О. Дымов рисует безысходный финал спектакля: «Нина белого цвета быстро и скорбно увяла. В четвертом действии мрачные тоны, трагические ноты, оборванные рыданием, черная накидка на худых плечах, как дыхание могилы».
В этом повороте спектакля был, конечно, повинен не Попов, а Волынский. Газета «Наша жизнь», симпатизировавшая Волынскому, писала: «Образ свободной девушки и ее роковая гибель — вот символ, приближающий нас к очарованному озеру и людям, которые мечтают и страдают на его берегу»[64]. Актриса, храня {121} верность принципам Волынского, отказывалась от интонаций бытовых, «земных», искала вечного в трагической неизбывности конфликта. Общий мрачный дух постановки лишал пьесу той светлой перспективы, без которой не может быть чеховской «Чайки».
4
Когда у меня нет мучений — я страшно несчастна.
Конфликт Попова с Волынским в следующем совместном спектакле — «Другая» Г. Бара (перевод Ф. Ф. Комиссаржевского) перерос в разрыв. Попов не разделял идеалистических взглядов Волынского и отказался значиться автором постановки. Этот спор и победа Волынского отразились на спектакле, сделав его символическим обобщением безудержной, почти патологической страсти, в то время как Попов пытался выявить социальный смысл пьесы. В отношении к спектаклю у Волынского было больше логики. Все дело в том, что пьеса не могла впрямую соответствовать прогрессивным настроениям, несмотря на якобы революционные приметы. Были восстановлены вычеркнутые цензором слова пролетария Августа о потерянной жизни, о жажде мести, о русских, от которых придет эта месть, и о начавшихся волнениях на улице. Но все эти признаки социальной бури выглядели у автора как отвлеченные разговоры и шум толпы. Поэтому даже восстановление цензурных вымарок не приблизило пьесу к современности. Кугель, Чулков и другие критики с полной справедливостью отнеслись отрицательно к наивным попыткам автора соединить любовь и революцию.

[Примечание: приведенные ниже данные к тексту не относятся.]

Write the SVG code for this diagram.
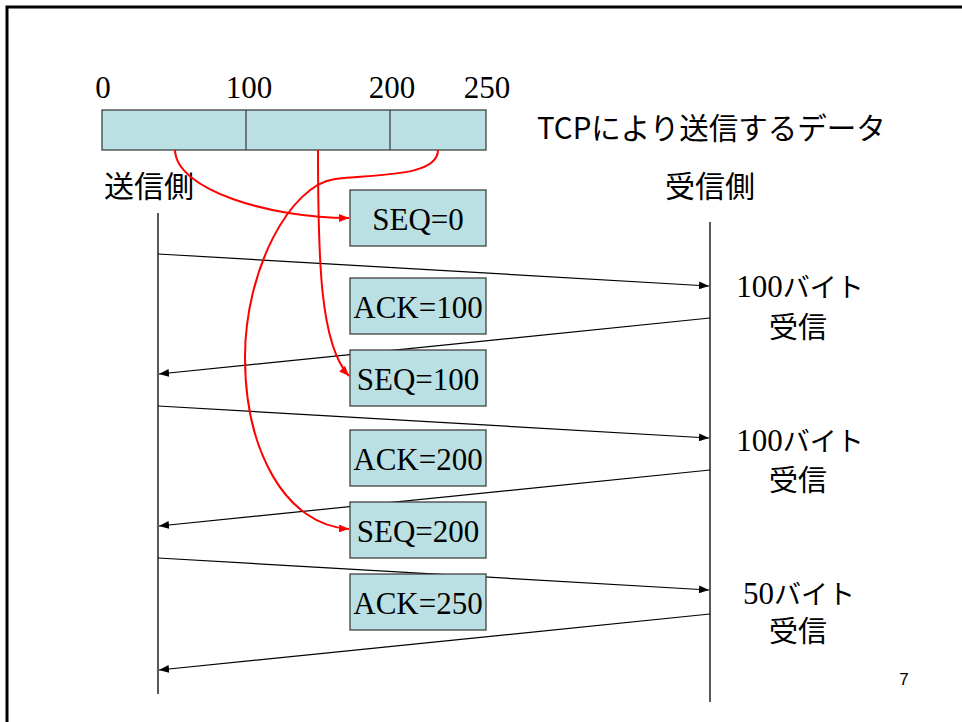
<svg xmlns="http://www.w3.org/2000/svg" width="962" height="722" viewBox="0 0 962 722">
<style>
.box{fill:#bbe0e3;stroke:#333;stroke-width:1.2}
.serif{font-family:"Liberation Serif","Noto Sans CJK JP",serif;font-size:31px;fill:#000}
.jp{font-family:"Noto Sans CJK JP",sans-serif;font-size:29px;fill:#000}
.msg{stroke:#000;stroke-width:1.2;fill:none;marker-end:url(#ah)}
.life{stroke:#000;stroke-width:1.3;fill:none}
.red{stroke:#f00;stroke-width:2;fill:none;marker-end:url(#rh)}
</style>
<defs>
<marker id="ah" viewBox="0 0 10 8" refX="10" refY="4" markerWidth="10" markerHeight="8" markerUnits="userSpaceOnUse" orient="auto"><path d="M0,0 L10,4 L0,8 z" fill="#000"/></marker>
<marker id="rh" viewBox="0 0 10 8" refX="10" refY="4" markerWidth="10" markerHeight="8" markerUnits="userSpaceOnUse" orient="auto"><path d="M0,0 L10,4 L0,8 z" fill="#f00"/></marker>
</defs>
<rect width="962" height="722" fill="#fff"/>
<path d="M7,722 V7 H962" fill="none" stroke="#000" stroke-width="3"/>

<g id="data-bar">
<rect class="box" x="102" y="110" width="384" height="40"/>
<line x1="246" y1="110" x2="246" y2="150" stroke="#333" stroke-width="1.2"/>
<line x1="390" y1="110" x2="390" y2="150" stroke="#333" stroke-width="1.2"/>
<text class="serif" x="103" y="98" text-anchor="middle">0</text>
<text class="serif" x="249" y="98" text-anchor="middle">100</text>
<text class="serif" x="392" y="98" text-anchor="middle">200</text>
<text class="serif" x="487" y="98" text-anchor="middle">250</text>
<text class="jp" x="537" y="139" style="font-size:29.5px">TCPにより送信するデータ</text>
</g>

<g id="sender">
<text class="jp" x="104" y="197" style="font-size:30px">送信側</text>
<line class="life" x1="158" y1="213" x2="158" y2="694"/>
</g>
<g id="receiver">
<text class="jp" x="665" y="197" style="font-size:30px">受信側</text>
<line class="life" x1="710" y1="222" x2="710" y2="702"/>
</g>

<g id="connectors">
<line class="msg" x1="158" y1="254" x2="709" y2="286"/>
<line class="msg" x1="710" y1="318" x2="159" y2="374"/>
<line class="msg" x1="158" y1="406" x2="709" y2="438"/>
<line class="msg" x1="710" y1="470" x2="159" y2="526"/>
<line class="msg" x1="158" y1="558" x2="709" y2="590"/>
<line class="msg" x1="710" y1="614" x2="159" y2="670"/>
<path class="red" d="M175,150 C176,190 270,218 349,218"/>
<path class="red" d="M318,150 C318,260 320,345 349,376"/>
<path class="red" d="M438,150 C438,178 370,174 335,179 C290,185 245,270 245,357 C245,450 285,525 349,529"/>
</g>

<g id="seq0"><rect class="box" x="350" y="190" width="136" height="56"/><text class="serif" x="418" y="230" text-anchor="middle">SEQ=0</text></g>
<g id="ack100"><rect class="box" x="350" y="278" width="136" height="56"/><text class="serif" x="418" y="318" text-anchor="middle">ACK=100</text></g>
<g id="seq100"><rect class="box" x="350" y="350" width="136" height="56"/><text class="serif" x="418" y="390" text-anchor="middle">SEQ=100</text></g>
<g id="ack200"><rect class="box" x="350" y="430" width="136" height="56"/><text class="serif" x="418" y="470" text-anchor="middle">ACK=200</text></g>
<g id="seq200"><rect class="box" x="350" y="502" width="136" height="56"/><text class="serif" x="418" y="542" text-anchor="middle">SEQ=200</text></g>
<g id="ack250"><rect class="box" x="350" y="574" width="136" height="56"/><text class="serif" x="418" y="614" text-anchor="middle">ACK=250</text></g>

<g id="recv1">
<text class="serif" x="800" y="297" text-anchor="middle">100<tspan style="font-family:'Noto Sans CJK JP',sans-serif;font-size:27px">バイト</tspan></text>
<text class="jp" x="798" y="338" text-anchor="middle">受信</text>
</g>
<g id="recv2">
<text class="serif" x="800" y="451" text-anchor="middle">100<tspan style="font-family:'Noto Sans CJK JP',sans-serif;font-size:27px">バイト</tspan></text>
<text class="jp" x="798" y="491" text-anchor="middle">受信</text>
</g>
<g id="recv3">
<text class="serif" x="799" y="604" text-anchor="middle">50<tspan style="font-family:'Noto Sans CJK JP',sans-serif;font-size:27px">バイト</tspan></text>
<text class="jp" x="798" y="642" text-anchor="middle">受信</text>
</g>

<text x="904" y="685" text-anchor="middle" style="font-family:'Liberation Sans',sans-serif;font-size:17px">7</text>
</svg>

Комиссаржевская увидела в пьесе нелегкую судьбу одаренного человека. Лида Линд — девятнадцатилетняя скрипачка, существо духовно утонченное и надломленное. Ей говорят: «В вашей игре звучит мудрость более глубокая, чем, может быть, в людских словах». Ее артистические успехи, помолвка с любящим человеком — эти внешние приметы благополучия оказываются ненадежными. Неровное настроение Лиды — то слишком радостное, то слишком грустное — сулит беду. Неожиданно появляется некто Амшль, в прошлом импресарио и возлюбленный Лиды Линд. Его власть над ней всесильна. В Лиде просыпается другая женщина, раба этого господина. Дикая страсть уводит ее от любимого {122} человека, ломает артистическую карьеру. И в предсмертные минуты выбор ее предопределен. Она ищет Амшля.